About the Steel Drums

The Steel Drum, or "Pan", is a unique instrument, and one of the most recently invented! It is a skillfully hammered 55-gallon oil barrel which has been carefully tuned by hand to produce musical tones. The Steel Drum carries the full chromatic range of notes, and can produce just about any type of music you can think of!

The drums were developed on the Caribbean island of Trinidad during the early years of the 20th century. The British colonial government had outlawed hand drums (conga drums, etc.), forcing the people of Trinidad to invent their own substitutes from whatever they could find.

Old rubbish tins, car parts and stolen garbage can lids formed the first "Iron Bands", which led to the realization that a dented section of a barrel could produce a tone. Careful refinement of this amazing discovery produced the modern Steel Drum instrument and the large orchestral Steel Drum Bands, a source of national pride to the people of Trinidad.
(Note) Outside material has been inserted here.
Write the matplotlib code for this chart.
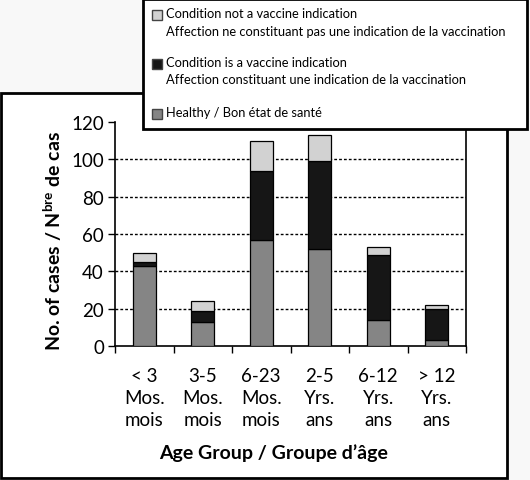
import numpy as np
import matplotlib
matplotlib.use("Agg")
import matplotlib.pyplot as plt
from matplotlib.patches import Rectangle

plt.rcParams["font.family"] = ["Lato", "DejaVu Sans"]
plt.rcParams["mathtext.fontset"] = "custom"
plt.rcParams["mathtext.rm"] = "Lato"
plt.rcParams["mathtext.bf"] = "Lato:bold"

# data
age_groups = ["< 3\nMos.\nmois", "3-5\nMos.\nmois", "6-23\nMos.\nmois",
              "2-5\nYrs.\nans", "6-12\nYrs.\nans", "> 12\nYrs.\nans"]
healthy = [43, 13, 57, 52, 14, 3]
indication = [2, 6, 37, 47, 35, 17]
not_indication = [5, 5, 16, 14, 4, 2]

legend_labels = [
    "Condition not a vaccine indication\nAffection ne constituant pas une indication de la vaccination",
    "Condition is a vaccine indication\nAffection constituant une indication de la vaccination",
    "Healthy / Bon état de santé",
]

c_light = "#d2d2d2"
c_dark = "#161616"
c_mid = "#858585"

W, H = 530, 481


def fx(px):
    return px / W


def fy(py):
    return 1 - py / H


def main():
    fig = plt.figure(figsize=(W / 100, H / 100), dpi=100)
    fig.patch.set_facecolor("#f8f8f8")

    # outer frame
    fig.add_artist(Rectangle((fx(1), fy(479)), fx(506), 385 / H, transform=fig.transFigure,
                             facecolor="white", edgecolor="black", lw=2, zorder=-1))

    ax = fig.add_axes([fx(115), fy(347), fx(351), 224 / H])
    ax.set_facecolor("white")

    x = np.arange(len(age_groups)) + 0.5
    h = np.array(healthy)
    i = np.array(indication)
    n = np.array(not_indication)
    kw = dict(width=0.4, edgecolor="black", linewidth=0.9, zorder=3)
    ax.bar(x, h, color=c_mid, **kw)
    ax.bar(x, i, bottom=h, color=c_dark, **kw)
    ax.bar(x, n, bottom=h + i, color=c_light, **kw)

    ax.set_xlim(0, len(age_groups))
    ax.set_ylim(0, 120)
    ax.set_yticks(np.arange(0, 121, 20))
    ax.set_xticks(np.arange(0, len(age_groups) + 1))
    ax.set_xticklabels([])
    ax.set_xticks(x, minor=True)
    ax.set_xticklabels(age_groups, minor=True, fontsize=13.5, linespacing=1.35)
    ax.tick_params(axis="x", which="minor", length=0, pad=15)
    ax.tick_params(axis="both", which="major", direction="out", length=5, width=1)
    ax.tick_params(axis="y", labelsize=13.5, pad=3)
    for y in range(20, 101, 20):
        ax.axhline(y, color="black", lw=1, ls=(0, (2, 1.5)), zorder=1)
    ax.spines["top"].set_visible(False)
    for s in ["left", "bottom", "right"]:
        ax.spines[s].set_linewidth(1.2)

    fig.text(fx(274), fy(453), "Age Group / Groupe d’âge", ha="center", va="center",
             fontsize=14, fontweight="bold")
    fig.text(fx(53), fy(241), r"No. of cases / N$^{\mathbf{bre}}$ de cas", ha="center",
             va="center", rotation=90, fontsize=14, fontweight="bold")

    # legend box
    fig.add_artist(Rectangle((fx(143), fy(130)), fx(384), 130 / H, transform=fig.transFigure,
                             facecolor="white", edgecolor="black", lw=2, zorder=5))
    colors = [c_light, c_dark, c_mid]
    rows = [16, 65, 115]
    for lab, col, ry in zip(legend_labels, colors, rows):
        fig.add_artist(Rectangle((fx(152), fy(ry + 5)), fx(10), 10 / H, transform=fig.transFigure,
                                 facecolor=col, edgecolor="#444444", lw=1, zorder=6))
        fig.text(fx(166), fy(ry - 8), lab, ha="left", va="top", fontsize=9.3,
                 linespacing=1.55, zorder=6)

    return fig, ax


if __name__ == "__main__":
    fig, _ = main()
    fig.savefig("out.png", dpi=100)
More information about the Steel Drum instrument can be found
on the Toucans Web Site at WWW.TOUCANS.NET.


The Toucans' Instruments

The Steel Drums played by the Toucans are all hand-made to their exact specifications by Trinidadian panmaker, Otto "Boots' Faustin.

Boots played in the early steel bands (notably The Renegades and the Invaders) as a youth in Trinidad, and moved to North America in 1969 where he began making Steel Drums for bands in the Pacific Northwest and Canada.

Boots is just one of a handful of Trinidadian Steel Drum makers who have helped to make this instrument popular world-wide. Go Boots!